• Instruction
Extract word for word the lines of the listing from its start to the line holding "0.087, 0.084, 0.084]", both ends kept; pictures are not part of the copy.

· · · ·

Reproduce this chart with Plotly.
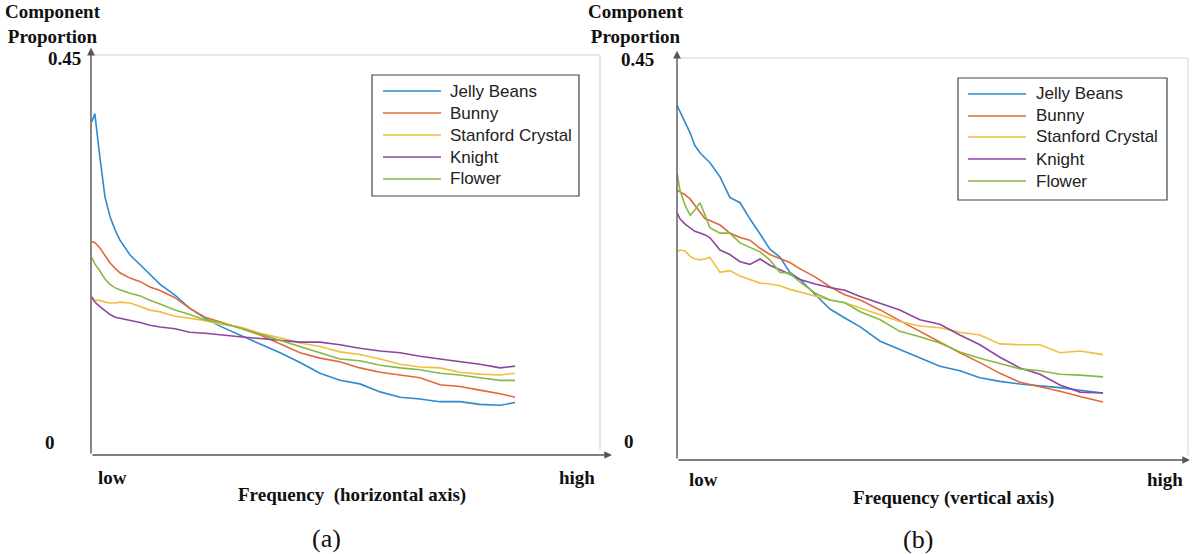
import plotly.graph_objects as go

W, H = 1193, 554

names = ["Jelly Beans", "Bunny", "Stanford Crystal", "Knight", "Flower"]
colors = ["#2E8AD0", "#E2683C", "#F0BE40", "#8E44A0", "#86B943"]

# ---------- panel (a): frequency along horizontal axis ----------
freq_a = [0.002, 0.009, 0.021, 0.033, 0.045, 0.057, 0.068, 0.092, 0.116, 0.139,
          0.163, 0.198, 0.233, 0.269, 0.304, 0.351, 0.399, 0.446, 0.493, 0.540,
          0.587, 0.634, 0.682, 0.729, 0.776, 0.823, 0.870, 0.917, 0.965, 1.000]
jelly_a = [0.375, 0.384, 0.335, 0.290, 0.268, 0.253, 0.242, 0.225, 0.214, 0.203,
           0.192, 0.180, 0.165, 0.154, 0.145, 0.135, 0.125, 0.115, 0.104, 0.092,
           0.084, 0.080, 0.071, 0.065, 0.063, 0.060, 0.060, 0.057, 0.056, 0.059]
bunny_a = [0.240, 0.239, 0.233, 0.225, 0.216, 0.210, 0.205, 0.199, 0.195, 0.189,
           0.185, 0.177, 0.165, 0.155, 0.150, 0.143, 0.135, 0.125, 0.115, 0.109,
           0.105, 0.098, 0.093, 0.090, 0.087, 0.079, 0.077, 0.073, 0.069, 0.065]
crystal_a = [0.177, 0.174, 0.174, 0.172, 0.171, 0.171, 0.172, 0.171, 0.167, 0.163,
             0.161, 0.156, 0.154, 0.151, 0.147, 0.144, 0.137, 0.132, 0.126, 0.122,
             0.116, 0.113, 0.108, 0.102, 0.099, 0.098, 0.093, 0.091, 0.090, 0.092]
knight_a = [0.178, 0.172, 0.167, 0.162, 0.158, 0.155, 0.154, 0.152, 0.149, 0.146,
            0.144, 0.142, 0.138, 0.137, 0.135, 0.133, 0.131, 0.129, 0.127, 0.127,
            0.124, 0.120, 0.117, 0.115, 0.111, 0.108, 0.105, 0.102, 0.098, 0.100]
flower_a = [0.222, 0.215, 0.207, 0.198, 0.192, 0.188, 0.186, 0.182, 0.179, 0.174,
            0.170, 0.163, 0.158, 0.152, 0.149, 0.143, 0.136, 0.129, 0.122, 0.115,
            0.108, 0.106, 0.101, 0.098, 0.096, 0.092, 0.090, 0.087, 0.084, 0.084]

# ---------- panel (b): frequency along vertical axis ----------
freq_b = [0.000, 0.007, 0.019, 0.031, 0.042, 0.054, 0.066, 0.077, 0.101, 0.124,
          0.148, 0.171, 0.195, 0.218, 0.242, 0.265, 0.289, 0.324, 0.359, 0.394,
          0.430, 0.477, 0.523, 0.570, 0.617, 0.664, 0.711, 0.758, 0.805, 0.852,
          0.899, 0.946, 1.000]
jelly_b = [0.397, 0.390, 0.377, 0.366, 0.352, 0.344, 0.338, 0.333, 0.317, 0.294,
           0.288, 0.270, 0.253, 0.236, 0.227, 0.210, 0.202, 0.185, 0.169, 0.159,
           0.149, 0.133, 0.124, 0.114, 0.105, 0.100, 0.092, 0.088, 0.085, 0.083,
           0.081, 0.078, 0.075]
bunny_b = [0.302, 0.300, 0.297, 0.292, 0.285, 0.278, 0.270, 0.268, 0.263, 0.254,
           0.249, 0.246, 0.237, 0.230, 0.225, 0.221, 0.214, 0.205, 0.194, 0.185,
           0.179, 0.168, 0.156, 0.144, 0.132, 0.120, 0.109, 0.097, 0.087, 0.082,
           0.077, 0.071, 0.065]
crystal_b = [0.233, 0.235, 0.234, 0.228, 0.225, 0.224, 0.225, 0.227, 0.210, 0.212,
             0.206, 0.202, 0.198, 0.197, 0.195, 0.191, 0.188, 0.184, 0.179, 0.176,
             0.170, 0.163, 0.155, 0.150, 0.148, 0.143, 0.140, 0.130, 0.129, 0.129,
             0.120, 0.122, 0.118]
knight_b = [0.277, 0.270, 0.264, 0.260, 0.256, 0.254, 0.252, 0.249, 0.235, 0.230,
            0.222, 0.219, 0.225, 0.218, 0.213, 0.208, 0.202, 0.197, 0.193, 0.190,
            0.183, 0.175, 0.168, 0.157, 0.152, 0.140, 0.129, 0.115, 0.103, 0.096,
            0.084, 0.076, 0.075]
flower_b = [0.321, 0.302, 0.285, 0.274, 0.280, 0.288, 0.274, 0.260, 0.254, 0.254,
            0.243, 0.238, 0.233, 0.224, 0.210, 0.209, 0.199, 0.187, 0.179, 0.176,
            0.166, 0.157, 0.144, 0.138, 0.131, 0.121, 0.114, 0.108, 0.102, 0.100,
            0.096, 0.095, 0.093]

series_a = [jelly_a, bunny_a, crystal_a, knight_a, flower_a]
series_b = [jelly_b, bunny_b, crystal_b, knight_b, flower_b]

y_labels = ["0", "0.45"]
x_labels = ["low", "high"]
x_titles = ["Frequency  (horizontal axis)", "Frequency (vertical axis)"]
y_title = "Component<br>Proportion"
captions = ["(a)", "(b)"]

fig = go.Figure()
for name, col, ys in zip(names, colors, series_a):
    fig.add_trace(go.Scatter(x=freq_a, y=ys, mode="lines", name=name,
                             line=dict(color=col, width=1.6), xaxis="x", yaxis="y",
                             showlegend=False))
for name, col, ys in zip(names, colors, series_b):
    fig.add_trace(go.Scatter(x=freq_b, y=ys, mode="lines", name=name,
                             line=dict(color=col, width=1.6), xaxis="x2", yaxis="y2",
                             showlegend=False))


def px(x):
    return x / W


def py(y):
    return 1 - y / H


axis_common = dict(visible=False, fixedrange=True)
fig.update_layout(
    width=W, height=H,
    margin=dict(l=0, r=0, t=0, b=0),
    paper_bgcolor="white", plot_bgcolor="white",
    xaxis=dict(domain=[px(91), px(612)], range=[0, 1.2288], **axis_common),
    yaxis=dict(domain=[py(455), py(55)], range=[0, 0.45], **axis_common),
    xaxis2=dict(domain=[px(677), px(1190)], range=[0, 1.2042], anchor="y2", **axis_common),
    yaxis2=dict(domain=[py(460), py(58)], range=[0, 0.45], anchor="x2", **axis_common),
    showlegend=False,
)

shapes = []
ann = []
axis_col = "#555555"
frame_col = "#e8e8e8"

# faint frames (top and right edges of the axes box)
for xs, ys, xr in [("x", "y", 0.977), ("x2", "y2", 0.996)]:
    shapes.append(dict(type="line", xref=f"{xs} domain", yref=f"{ys} domain",
                       x0=0.005, x1=xr, y0=1, y1=1, line=dict(color=frame_col, width=2)))
    shapes.append(dict(type="line", xref=f"{xs} domain", yref=f"{ys} domain",
                       x0=xr, x1=xr, y0=1, y1=0.012, line=dict(color=frame_col, width=2)))

# axis arrows
for xs, ys in [("x", "y"), ("x2", "y2")]:
    ann.append(dict(xref=f"{xs} domain", yref=f"{ys} domain", x=0, y=1.018,
                    axref=f"{xs} domain", ayref=f"{ys} domain", ax=0, ay=0,
                    text="", showarrow=True, arrowhead=2, arrowsize=1.1,
                    arrowwidth=1.4, arrowcolor=axis_col, standoff=0, startstandoff=0))
    ann.append(dict(xref=f"{xs} domain", yref=f"{ys} domain", x=1, y=0,
                    axref=f"{xs} domain", ayref=f"{ys} domain", ax=0, ay=0,
                    text="", showarrow=True, arrowhead=2, arrowsize=1.1,
                    arrowwidth=1.4, arrowcolor=axis_col, standoff=0, startstandoff=0))

serif_b = dict(family="Liberation Serif, Times New Roman, serif", size=19, color="#111111")
serif_cap = dict(family="Liberation Serif, Times New Roman, serif", size=26, color="#111111")
sans = dict(family="Liberation Sans, Arial, sans-serif", size=17, color="#222222")


def text(x, y, s, font, xanchor="center"):
    ann.append(dict(xref="paper", yref="paper", x=px(x), y=py(y), text=s,
                    showarrow=False, font=font, xanchor=xanchor, yanchor="middle"))


# panel (a) texts
text(53, 24, f"<b>{y_title}</b>", serif_b)
text(64, 59, f"<b>{y_labels[1]}</b>", serif_b)
text(50, 442, f"<b>{y_labels[0]}</b>", serif_b)
text(112, 477, f"<b>{x_labels[0]}</b>", serif_b)
text(577, 477, f"<b>{x_labels[1]}</b>", serif_b)
text(352, 495, f"<b>{x_titles[0]}</b>", serif_b)
text(326, 538, captions[0], serif_cap)

# panel (b) texts
text(636, 24, f"<b>{y_title}</b>", serif_b)
text(637, 60, f"<b>{y_labels[1]}</b>", serif_b)
text(629, 441, f"<b>{y_labels[0]}</b>", serif_b)
text(704, 479, f"<b>{x_labels[0]}</b>", serif_b)
text(1165, 479, f"<b>{x_labels[1]}</b>", serif_b)
text(953, 498, f"<b>{x_titles[1]}</b>", serif_b)
text(918, 539, captions[1], serif_cap)

# legends (drawn boxes)
legend_boxes = [
    dict(x0=372, y0=75, x1=579, y1=196, lx0=383, lx1=441, tx=448, rows=[91, 113, 135, 157, 179]),
    dict(x0=958, y0=78, x1=1167, y1=200, lx0=968, lx1=1026, tx=1034, rows=[94, 116, 137, 159, 181]),
]
for lb in legend_boxes:
    shapes.append(dict(type="rect", xref="paper", yref="paper",
                       x0=px(lb["x0"]), x1=px(lb["x1"]), y0=py(lb["y1"]), y1=py(lb["y0"]),
                       line=dict(color="#444444", width=1.2), fillcolor="white", layer="above"))
    for name, col, ry in zip(names, colors, lb["rows"]):
        shapes.append(dict(type="line", xref="paper", yref="paper",
                           x0=px(lb["lx0"]), x1=px(lb["lx1"]), y0=py(ry), y1=py(ry),
                           line=dict(color=col, width=1.6), layer="above"))
        text(lb["tx"], ry, name, sans, xanchor="left")

fig.update_layout(shapes=shapes, annotations=ann)
fig.write_html("out.html")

· · · ·

• Exercise result
Reproduce this chart with Plotly.
import plotly.graph_objects as go

W, H = 1193, 554

names = ["Jelly Beans", "Bunny", "Stanford Crystal", "Knight", "Flower"]
colors = ["#2E8AD0", "#E2683C", "#F0BE40", "#8E44A0", "#86B943"]

# ---------- panel (a): frequency along horizontal axis ----------
freq_a = [0.002, 0.009, 0.021, 0.033, 0.045, 0.057, 0.068, 0.092, 0.116, 0.139,
          0.163, 0.198, 0.233, 0.269, 0.304, 0.351, 0.399, 0.446, 0.493, 0.540,
          0.587, 0.634, 0.682, 0.729, 0.776, 0.823, 0.870, 0.917, 0.965, 1.000]
jelly_a = [0.375, 0.384, 0.335, 0.290, 0.268, 0.253, 0.242, 0.225, 0.214, 0.203,
           0.192, 0.180, 0.165, 0.154, 0.145, 0.135, 0.125, 0.115, 0.104, 0.092,
           0.084, 0.080, 0.071, 0.065, 0.063, 0.060, 0.060, 0.057, 0.056, 0.059]
bunny_a = [0.240, 0.239, 0.233, 0.225, 0.216, 0.210, 0.205, 0.199, 0.195, 0.189,
           0.185, 0.177, 0.165, 0.155, 0.150, 0.143, 0.135, 0.125, 0.115, 0.109,
           0.105, 0.098, 0.093, 0.090, 0.087, 0.079, 0.077, 0.073, 0.069, 0.065]
crystal_a = [0.177, 0.174, 0.174, 0.172, 0.171, 0.171, 0.172, 0.171, 0.167, 0.163,
             0.161, 0.156, 0.154, 0.151, 0.147, 0.144, 0.137, 0.132, 0.126, 0.122,
             0.116, 0.113, 0.108, 0.102, 0.099, 0.098, 0.093, 0.091, 0.090, 0.092]
knight_a = [0.178, 0.172, 0.167, 0.162, 0.158, 0.155, 0.154, 0.152, 0.149, 0.146,
            0.144, 0.142, 0.138, 0.137, 0.135, 0.133, 0.131, 0.129, 0.127, 0.127,
            0.124, 0.120, 0.117, 0.115, 0.111, 0.108, 0.105, 0.102, 0.098, 0.100]
flower_a = [0.222, 0.215, 0.207, 0.198, 0.192, 0.188, 0.186, 0.182, 0.179, 0.174,
            0.170, 0.163, 0.158, 0.152, 0.149, 0.143, 0.136, 0.129, 0.122, 0.115,
            0.108, 0.106, 0.101, 0.098, 0.096, 0.092, 0.090, 0.087, 0.084, 0.084]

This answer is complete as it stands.